◆ Prompt ◆
Tell me how many lines hold "with", please, using only the number.

Plotting code records
..............................

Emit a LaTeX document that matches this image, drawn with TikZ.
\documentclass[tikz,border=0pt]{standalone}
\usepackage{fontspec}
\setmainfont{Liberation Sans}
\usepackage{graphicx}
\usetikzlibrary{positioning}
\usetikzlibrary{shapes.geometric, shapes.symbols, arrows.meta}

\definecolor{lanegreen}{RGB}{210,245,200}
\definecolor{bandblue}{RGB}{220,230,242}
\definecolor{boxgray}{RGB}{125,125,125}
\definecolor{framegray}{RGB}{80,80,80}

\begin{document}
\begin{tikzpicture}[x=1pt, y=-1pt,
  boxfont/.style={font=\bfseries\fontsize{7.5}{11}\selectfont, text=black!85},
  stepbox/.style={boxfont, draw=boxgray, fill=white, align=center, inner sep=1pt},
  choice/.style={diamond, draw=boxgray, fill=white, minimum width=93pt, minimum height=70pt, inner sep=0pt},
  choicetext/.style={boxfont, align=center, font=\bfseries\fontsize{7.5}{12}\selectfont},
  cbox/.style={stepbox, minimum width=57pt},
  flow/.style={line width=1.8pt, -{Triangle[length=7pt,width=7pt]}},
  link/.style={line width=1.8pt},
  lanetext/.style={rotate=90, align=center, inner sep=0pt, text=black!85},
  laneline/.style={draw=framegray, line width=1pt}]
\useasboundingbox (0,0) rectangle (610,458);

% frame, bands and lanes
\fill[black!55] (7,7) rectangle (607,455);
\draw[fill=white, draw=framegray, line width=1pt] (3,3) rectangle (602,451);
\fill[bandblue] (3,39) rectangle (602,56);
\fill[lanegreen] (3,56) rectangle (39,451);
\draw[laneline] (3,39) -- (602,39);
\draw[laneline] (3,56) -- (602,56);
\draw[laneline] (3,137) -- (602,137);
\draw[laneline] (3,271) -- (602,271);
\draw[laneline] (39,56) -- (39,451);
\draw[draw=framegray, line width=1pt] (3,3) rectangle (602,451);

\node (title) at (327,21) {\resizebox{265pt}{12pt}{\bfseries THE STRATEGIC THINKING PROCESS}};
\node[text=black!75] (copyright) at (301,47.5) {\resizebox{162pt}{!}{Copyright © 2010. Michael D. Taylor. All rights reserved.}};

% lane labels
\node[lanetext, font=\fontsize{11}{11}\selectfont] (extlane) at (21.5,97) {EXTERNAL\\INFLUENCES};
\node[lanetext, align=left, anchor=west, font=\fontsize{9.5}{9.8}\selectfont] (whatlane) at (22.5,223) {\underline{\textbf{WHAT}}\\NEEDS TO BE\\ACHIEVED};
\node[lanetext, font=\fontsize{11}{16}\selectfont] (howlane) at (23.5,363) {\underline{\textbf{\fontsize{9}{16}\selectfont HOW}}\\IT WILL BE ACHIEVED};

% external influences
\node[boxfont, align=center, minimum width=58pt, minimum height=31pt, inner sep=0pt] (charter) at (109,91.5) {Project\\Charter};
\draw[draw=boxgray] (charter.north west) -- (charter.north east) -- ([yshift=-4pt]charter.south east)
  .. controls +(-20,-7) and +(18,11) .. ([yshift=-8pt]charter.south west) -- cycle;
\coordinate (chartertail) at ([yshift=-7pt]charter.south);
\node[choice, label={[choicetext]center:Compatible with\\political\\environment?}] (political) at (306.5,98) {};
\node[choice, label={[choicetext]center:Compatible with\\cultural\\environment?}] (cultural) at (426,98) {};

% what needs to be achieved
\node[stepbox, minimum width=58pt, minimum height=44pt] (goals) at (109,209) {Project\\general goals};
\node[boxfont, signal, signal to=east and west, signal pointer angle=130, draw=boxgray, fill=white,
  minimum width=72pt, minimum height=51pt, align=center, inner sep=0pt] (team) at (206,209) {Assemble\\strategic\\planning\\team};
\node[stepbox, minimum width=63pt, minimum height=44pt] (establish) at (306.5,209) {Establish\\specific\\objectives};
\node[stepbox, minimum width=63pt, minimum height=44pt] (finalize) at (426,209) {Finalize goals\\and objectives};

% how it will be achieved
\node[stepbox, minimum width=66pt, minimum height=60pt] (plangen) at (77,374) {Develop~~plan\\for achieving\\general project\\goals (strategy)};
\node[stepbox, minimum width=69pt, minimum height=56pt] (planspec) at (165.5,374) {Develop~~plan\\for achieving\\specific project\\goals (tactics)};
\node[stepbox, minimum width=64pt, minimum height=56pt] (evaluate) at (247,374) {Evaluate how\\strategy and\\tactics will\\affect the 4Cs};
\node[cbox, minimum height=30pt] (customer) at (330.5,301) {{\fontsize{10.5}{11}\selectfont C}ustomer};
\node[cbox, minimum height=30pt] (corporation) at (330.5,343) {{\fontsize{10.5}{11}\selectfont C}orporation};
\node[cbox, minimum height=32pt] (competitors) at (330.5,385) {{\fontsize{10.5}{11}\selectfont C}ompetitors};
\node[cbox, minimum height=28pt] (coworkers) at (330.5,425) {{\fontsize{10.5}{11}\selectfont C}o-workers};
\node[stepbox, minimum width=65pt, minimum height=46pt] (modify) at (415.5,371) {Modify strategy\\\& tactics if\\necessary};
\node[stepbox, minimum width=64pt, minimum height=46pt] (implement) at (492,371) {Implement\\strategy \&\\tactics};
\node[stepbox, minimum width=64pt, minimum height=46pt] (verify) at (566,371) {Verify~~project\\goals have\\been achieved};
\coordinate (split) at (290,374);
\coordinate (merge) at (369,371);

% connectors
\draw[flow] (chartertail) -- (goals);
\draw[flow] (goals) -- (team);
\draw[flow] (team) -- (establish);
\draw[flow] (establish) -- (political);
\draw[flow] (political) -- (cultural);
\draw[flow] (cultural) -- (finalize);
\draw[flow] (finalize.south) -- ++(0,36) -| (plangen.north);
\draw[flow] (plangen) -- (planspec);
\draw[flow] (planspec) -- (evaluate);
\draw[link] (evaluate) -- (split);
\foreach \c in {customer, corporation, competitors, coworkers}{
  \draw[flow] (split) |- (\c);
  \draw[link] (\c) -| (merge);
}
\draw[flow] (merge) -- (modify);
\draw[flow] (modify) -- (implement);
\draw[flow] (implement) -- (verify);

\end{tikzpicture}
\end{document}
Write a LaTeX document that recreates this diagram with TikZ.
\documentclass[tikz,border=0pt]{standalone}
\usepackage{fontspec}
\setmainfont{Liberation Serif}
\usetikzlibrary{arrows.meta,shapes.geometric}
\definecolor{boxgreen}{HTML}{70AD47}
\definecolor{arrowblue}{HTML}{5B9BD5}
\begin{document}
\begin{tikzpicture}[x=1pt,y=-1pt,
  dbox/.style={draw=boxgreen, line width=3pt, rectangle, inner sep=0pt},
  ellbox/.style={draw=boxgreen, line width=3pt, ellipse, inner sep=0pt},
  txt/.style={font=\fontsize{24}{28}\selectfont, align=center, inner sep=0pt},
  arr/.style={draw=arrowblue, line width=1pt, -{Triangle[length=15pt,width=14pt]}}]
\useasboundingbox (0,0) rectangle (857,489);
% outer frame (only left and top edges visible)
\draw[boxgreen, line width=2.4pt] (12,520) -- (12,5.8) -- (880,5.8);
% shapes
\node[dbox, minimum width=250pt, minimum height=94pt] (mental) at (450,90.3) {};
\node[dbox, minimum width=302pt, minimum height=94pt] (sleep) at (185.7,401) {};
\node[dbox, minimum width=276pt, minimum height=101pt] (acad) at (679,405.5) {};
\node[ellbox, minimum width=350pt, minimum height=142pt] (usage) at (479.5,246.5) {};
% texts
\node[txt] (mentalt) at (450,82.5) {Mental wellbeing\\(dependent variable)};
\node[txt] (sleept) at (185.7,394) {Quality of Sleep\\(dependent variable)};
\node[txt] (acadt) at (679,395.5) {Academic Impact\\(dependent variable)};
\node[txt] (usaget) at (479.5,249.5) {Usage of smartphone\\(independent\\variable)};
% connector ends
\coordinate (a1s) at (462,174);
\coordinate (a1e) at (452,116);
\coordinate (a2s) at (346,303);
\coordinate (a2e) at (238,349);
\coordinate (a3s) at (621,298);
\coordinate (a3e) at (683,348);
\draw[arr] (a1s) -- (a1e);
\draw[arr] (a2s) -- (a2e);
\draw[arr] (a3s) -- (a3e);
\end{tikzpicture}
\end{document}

..............................

◆ The result ◆
4